Brad DeLong — Why the Hegemony of the New Keynesian Model?


Brad DeLong questions the reasoning behind the choice of DSGE modeling as the policy tool for central banks. Inquiring minds would like to know.

WCEG — The Equitablog
Why the Hegemony of the New Keynesian Model?Brad DeLong | Professor Economics, UCAL Berkeley

also

Important economic history lesson.

Project Syndicate
The Monetarist Mistake
Brad DeLong
The result was a host of policies based not on evidence, but on inadequately examined ideas. And we are still paying the price for that intellectual failure today.
Could ideological bias have had anything to do with it?
The dominance of Friedman’s ideas at the beginning of the Great Recession has less to do with the evidence supporting them than with the fact that the science of economics is all too often tainted by politics.

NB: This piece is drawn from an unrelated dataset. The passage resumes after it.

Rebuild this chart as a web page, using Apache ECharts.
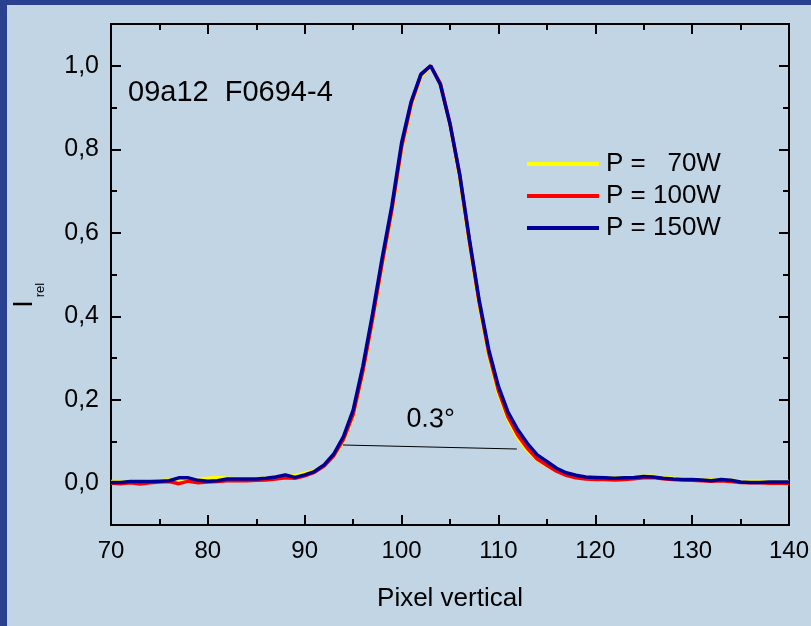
<!DOCTYPE html>
<html>
<head>
<meta charset="utf-8">
<script src="https://cdn.jsdelivr.net/npm/echarts@6/dist/echarts.min.js"></script>
<style>
html,body{margin:0;padding:0;background:#c1d5e5;}
#chart{width:811px;height:626px;}
</style>
</head>
<body>
<div id="chart"></div>
<script>
// ---- data ----
const pixels = [];
for (let p = 70; p <= 140; p++) pixels.push(p);

const p70 = [
  0.004,0.003,0.004,0.004,0.005,0.006,0.008,0.010,0.011,0.010,
  0.012,0.014,0.012,0.011,0.011,0.011,0.012,0.014,0.018,0.018,
  0.024,0.030,0.043,0.065,0.103,0.162,0.263,0.388,0.522,0.650,
  0.800,0.905,0.975,1.000,0.955,0.858,0.732,0.573,0.428,0.305,
  0.215,0.152,0.108,0.078,0.056,0.042,0.030,0.021,0.016,0.014,
  0.013,0.013,0.013,0.014,0.015,0.017,0.017,0.014,0.012,0.011,
  0.010,0.009,0.008,0.008,0.007,0.005,0.005,0.005,0.004,0.004,
  0.004
];
const p100 = [
  0.000,-0.001,0.001,-0.002,0.001,0.003,0.004,-0.001,0.005,0.001,
  0.003,0.004,0.006,0.006,0.006,0.007,0.008,0.010,0.013,0.012,
  0.018,0.026,0.041,0.066,0.105,0.165,0.268,0.393,0.528,0.655,
  0.805,0.910,0.978,1.000,0.958,0.862,0.738,0.580,0.435,0.312,
  0.222,0.158,0.115,0.083,0.058,0.043,0.029,0.019,0.013,0.010,
  0.009,0.009,0.008,0.009,0.011,0.013,0.014,0.011,0.009,0.008,
  0.007,0.006,0.005,0.006,0.004,0.002,0.001,0.001,0.000,0.000,
  0.000
];
const p150 = [
  0.002,0.002,0.004,0.004,0.004,0.005,0.006,0.013,0.013,0.007,
  0.005,0.006,0.010,0.010,0.010,0.010,0.012,0.015,0.020,0.014,
  0.020,0.028,0.044,0.070,0.112,0.175,0.280,0.405,0.540,0.665,
  0.815,0.915,0.980,1.000,0.955,0.860,0.740,0.585,0.440,0.320,
  0.232,0.170,0.128,0.095,0.068,0.052,0.036,0.025,0.019,0.015,
  0.014,0.013,0.012,0.013,0.014,0.016,0.015,0.012,0.010,0.009,
  0.009,0.008,0.006,0.009,0.007,0.003,0.002,0.002,0.003,0.003,
  0.003
];
const seriesNames = ['P =   70W', 'P = 100W', 'P = 150W'];
const yMajorTicks = [0, 0.2, 0.4, 0.6, 0.8, 1.0];
const yMinorTicks = [-0.1, 0.1, 0.3, 0.5, 0.7, 0.9, 1.1];
const sampleLabel = '09a12  F0694-4';
const widthLabel = '0.3°';
const widthLine = [[93.95, 0.0916], [111.9, 0.082]];

// ---- chart ----
const FONT = 'Liberation Sans, Arial, sans-serif';
const pairs = arr => pixels.map((p, i) => [p, arr[i]]);
const axisLineStyle = { color: '#000', width: 2 };

const yBase = (pos, ticks, len, labels) => ({
  type: 'value', position: pos, min: -0.1, max: 1.1,
  splitLine: { show: false },
  axisLine: { show: true, onZero: false, lineStyle: axisLineStyle },
  axisTick: { show: true, inside: true, length: len, customValues: ticks, lineStyle: { color: '#000', width: 2 } },
  axisLabel: labels ? {
    show: true, customValues: ticks, fontSize: 25, fontFamily: FONT, color: '#000', margin: 12,
    formatter: v => v.toFixed(1).replace('.', ',')
  } : { show: false }
});

const chart = echarts.init(document.getElementById('chart'), null, { renderer: 'canvas' });
chart.setOption({
  backgroundColor: '#c1d5e5',
  animation: false,
  grid: { left: 111, right: 22, top: 24, bottom: 101, containLabel: false, outerBoundsMode: 'none' },
  title: {
    text: sampleLabel, left: 123, top: 73,
    textStyle: { fontSize: 29, fontWeight: 'normal', fontFamily: FONT, color: '#000' }
  },
  legend: {
    orient: 'vertical', left: 522, top: 146, itemGap: 6,
    icon: 'rect', itemWidth: 72, itemHeight: 4,
    textStyle: { fontSize: 26, fontFamily: FONT, color: '#000', padding: [0, 0, 0, 2] },
    data: seriesNames
  },
  xAxis: [
    {
      type: 'value', position: 'bottom', min: 70, max: 140, interval: 10,
      name: 'Pixel vertical', nameLocation: 'middle', nameGap: 61,
      nameTextStyle: { fontSize: 26, fontFamily: FONT, color: '#000' },
      splitLine: { show: false },
      axisLine: { show: true, onZero: false, lineStyle: axisLineStyle },
      axisTick: { show: true, inside: true, length: 10, lineStyle: { color: '#000', width: 2 } },
      minorTick: { show: true, splitNumber: 2, length: 6, lineStyle: { color: '#000', width: 2 } },
      axisLabel: { fontSize: 24, fontFamily: FONT, color: '#000', margin: 14 }
    },
    {
      type: 'value', position: 'top', min: 70, max: 140, interval: 10,
      splitLine: { show: false },
      axisLine: { show: true, onZero: false, lineStyle: axisLineStyle },
      axisTick: { show: true, inside: true, length: 10, lineStyle: { color: '#000', width: 2 } },
      minorTick: { show: true, splitNumber: 2, length: 6, lineStyle: { color: '#000', width: 2 } },
      axisLabel: { show: false }
    }
  ],
  yAxis: [
    yBase('left', yMajorTicks, 10, true),
    yBase('left', yMinorTicks, 6, false),
    yBase('right', yMajorTicks, 10, false),
    yBase('right', yMinorTicks, 6, false)
  ],
  graphic: [
    { type: 'rect', left: 0, top: 0, shape: { width: 7, height: 626 }, style: { fill: '#29418e' }, z: 100 },
    { type: 'rect', left: 0, top: 0, shape: { width: 811, height: 5 }, style: { fill: '#29418e' }, z: 100 },
    { type: 'text', x: 25, y: 304, rotation: Math.PI / 2,
      style: { text: 'I', fontSize: 27, fontFamily: FONT, fill: '#000', align: 'center', verticalAlign: 'middle' } },
    { type: 'text', x: 40, y: 290, rotation: Math.PI / 2,
      style: { text: 'rel', fontSize: 13, fontFamily: FONT, fill: '#000', align: 'center', verticalAlign: 'middle' } }
  ],
  series: [
    { name: seriesNames[0], type: 'line', data: pairs(p70), showSymbol: false, symbol: 'none',
      color: '#ffff00', lineStyle: { color: '#ffff00', width: 3.5 }, z: 2 },
    { name: seriesNames[1], type: 'line', data: pairs(p100), showSymbol: false, symbol: 'none',
      color: '#ff0000', lineStyle: { color: '#ff0000', width: 3.5 }, z: 3 },
    { name: seriesNames[2], type: 'line', data: pairs(p150), showSymbol: false, symbol: 'none',
      color: '#000096', lineStyle: { color: '#000096', width: 3.5 }, z: 4,
      markLine: {
        silent: true, symbol: ['none', 'none'], animation: false,
        lineStyle: { color: '#000', width: 1, type: 'solid' },
        label: { show: true, position: 'middle', formatter: widthLabel, fontSize: 27, fontFamily: FONT, color: '#000', distance: 14 },
        data: [[{ coord: widthLine[0] }, { coord: widthLine[1] }]]
      }
    }
  ]
});
</script>
</body>
</html>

In this case, the contamination was so bad that policymakers were unwilling to go beyond Friedman and apply Keynesian and Minskyite policies on a large enough scale to address the problems that the Great Recession presented.
Admitting that the monetarist cure was inadequate would have required mainstream economists to swim against the neoliberal currents of our age. It would have required acknowledging that the causes of the Great Depression ran much deeper than a technocratic failure to manage the money supply properly. And doing that would have been tantamount to admitting the merits of social democracy and recognizing that the failure of markets can sometimes be a greater danger than the inefficiency of governments.
The result was a host of policies based not on evidence, but on inadequately examined ideas. And we are still paying the price for that intellectual failure today.
Philip Mirowsi has documented how neoliberalism rose to power at this time, for example, in The Road from Mont Pelerin: The Making of the Neoliberal Thought Collective (2009) and has managed to stay in power in Never Let a Serious Crisis Go to Waste: How Neoliberalism Survived the Financial Meltdown (2013).